Unlike other forms of functional incontinence, enuresis is characterized by a physiologically coordinated void that occurs at a socially unacceptable time. It typically occurs while asleep (nocturnal enuresis). This disorder is extremely common in young children, with a reported incidence of 15-20% in five-year-olds. It is characterized by spontaneous resolution, which occurs in 15% of affected children each year after the age of 5. Approximately 2% of 15-year-old children will continue to have nocturnal enuresis.[11]

A rare type of incontinence, giggle incontinence occurs during intense laughter. It is characterized by an abrupt, uncontrollable bladder contracture and is generally associated with complete bladder emptying. Affected individuals often modify their social interactions to avoid situations likely to induce laughter.
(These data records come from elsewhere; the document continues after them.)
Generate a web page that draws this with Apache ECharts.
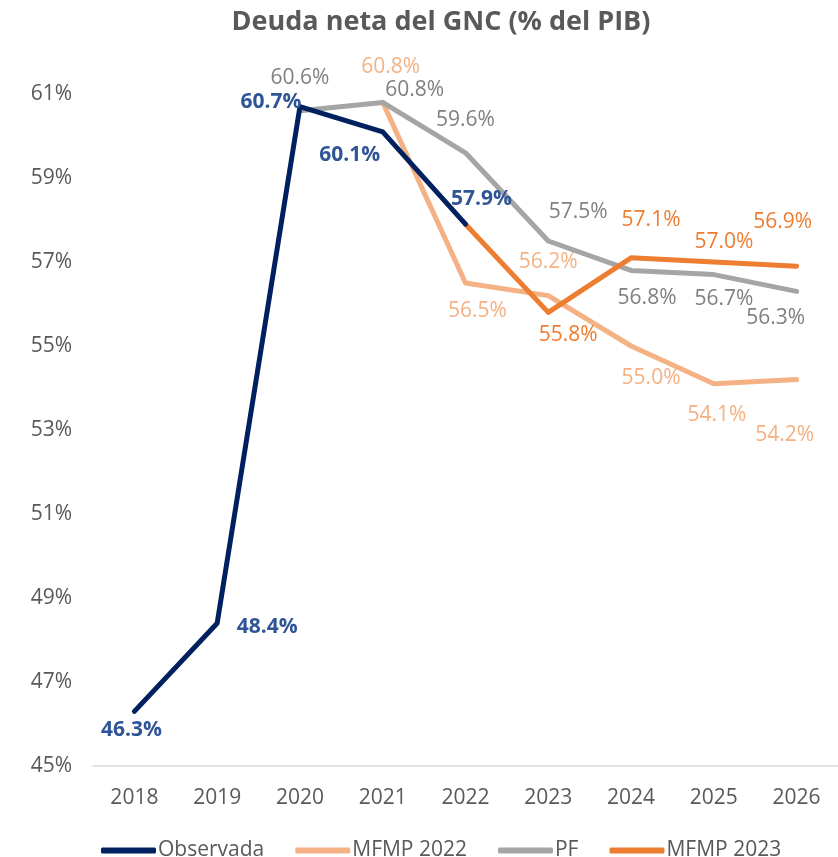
<!DOCTYPE html>
<html><head><meta charset="utf-8">
<script src="https://cdn.jsdelivr.net/npm/echarts@6/dist/echarts.min.js"></script>
<style>html,body{margin:0;padding:0;background:#fff}#c{width:838px;height:857px}</style>
</head><body><div id="c"></div>
<script>
var years = ['2018','2019','2020','2021','2022','2023','2024','2025','2026'];
var observada = [46.3, 48.4, 60.7, 60.1, 57.9, null, null, null, null];
var mfmp2022  = [null, null, null, 60.8, 56.5, 56.2, 55.0, 54.1, 54.2];
var pf        = [null, null, 60.6, 60.8, 59.6, 57.5, 56.8, 56.7, 56.3];
var mfmp2023  = [null, null, null, null, 57.9, 55.8, 57.1, 57.0, 56.9];
var yTicks = [45, 47, 49, 51, 53, 55, 57, 59, 61];

// label offsets (style only)
var offObs  = [[-3,19],[50,4],[-29,-5],[-33,23],[16,-25],null,null,null,null];
var offM22  = [null,null,null,[8,-35],[12,28],[0,-34],[20,32],[3,31],[-12,55]];
var offPF   = [null,null,[0,-33],[32,-12],[0,-33],[30,-29],[16,28],[10,24],[-21,27]];
var offM23  = [null,null,null,null,null,[20,23],[20,-38],[10,-20],[-14,-44]];

var FONT = "'Open Sans', sans-serif";
var FS = 21;

function build(vals, offs, color, bold){
  return vals.map(function(v,i){
    if (v === null) return '-';
    var o = offs[i];
    return {
      value: v,
      label: o ? {show:true, position:'inside', offset:o, color:color,
                  fontWeight: bold?'bold':'normal', fontSize:FS, fontFamily:FONT,
                  formatter: function(p){return p.value.toFixed(1)+'%';}} : {show:false}
    };
  });
}

function mk(name, vals, offs, lineColor, labelColor, bold, z){
  return {
    name: name, type:'line', z:z,
    data: build(vals, offs, labelColor, bold),
    symbol:'circle', symbolSize:0.01, showSymbol:true,
    itemStyle:{color:lineColor},
    lineStyle:{color:lineColor, width:5, cap:'round', join:'round'},
    label:{show:false},
    emphasis:{disabled:true},
    animation:false
  };
}

var chart = echarts.init(document.getElementById('c'));
chart.setOption({
  backgroundColor:'#fff',
  animation:false,
  title:{text:'Deuda neta del GNC (% del PIB)', left:436, textAlign:'center', top:4,
    textStyle:{color:'#595959', fontSize:27, fontWeight:'bold', fontFamily:FONT}},
  grid:{left:93, right:-6, top:94, bottom:91, containLabel:false},
  xAxis:{type:'category', data:years, boundaryGap:true,
    axisLine:{show:true, lineStyle:{color:'#D9D9D9', width:1.5}},
    axisTick:{show:false},
    axisLabel:{color:'#595959', fontSize:FS, fontFamily:FONT, margin:22}},
  yAxis:{type:'value', min:yTicks[0], max:yTicks[yTicks.length-1], interval:2,
    splitLine:{show:false}, axisLine:{show:false}, axisTick:{show:false},
    axisLabel:{color:'#595959', fontSize:FS, fontFamily:FONT, margin:21,
      formatter:function(v){return v+'%';}}},
  legend:{bottom:-9, left:96, itemGap:31, itemWidth:55, itemHeight:6, icon:'roundRect',
    data:['Observada','MFMP 2022','PF','MFMP 2023'],
    textStyle:{color:'#595959', fontSize:FS, fontFamily:FONT, padding:[0,0,0,-3]}},
  series:[
    mk('Observada', observada, offObs, '#002060', '#2F5597', true, 4),
    mk('MFMP 2022', mfmp2022, offM22, '#F4B183', '#F4B183', false, 1),
    mk('PF', pf, offPF, '#A5A5A5', '#808080', false, 2),
    mk('MFMP 2023', mfmp2023, offM23, '#ED7D31', '#ED7D31', false, 3)
  ]
});
</script></body></html>
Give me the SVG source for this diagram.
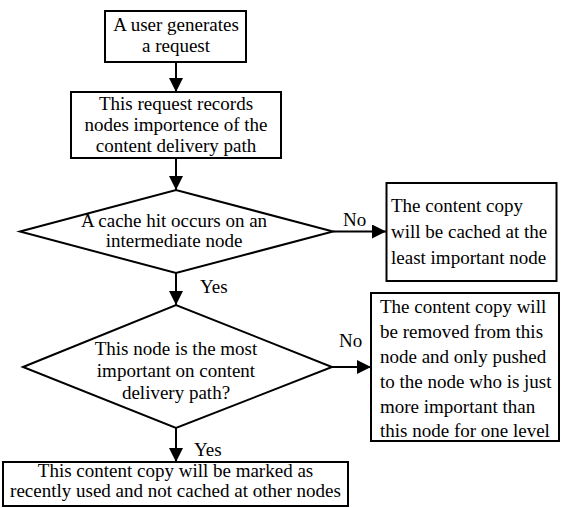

Functional urinary incontinence can also result from extraurethral causes. A common example is vaginal reflux. Vaginal reflux is a specific form of incontinence characterized by post-void dribbling. This condition is seen primarily in overweight girls who cannot adequately separate the labia during urination. Occasionally, vaginal reflux occurs in slender girls who adopt a hairpin posture while sitting on an adult toilet. Vaginal voiding is generally treated by modification of the voiding posture to prevent pooling of urine in the vagina during voiding. Overweight girls will respond to reverse toilet voiding. Slender girls should be encouraged to void with a pediatric toilet insert.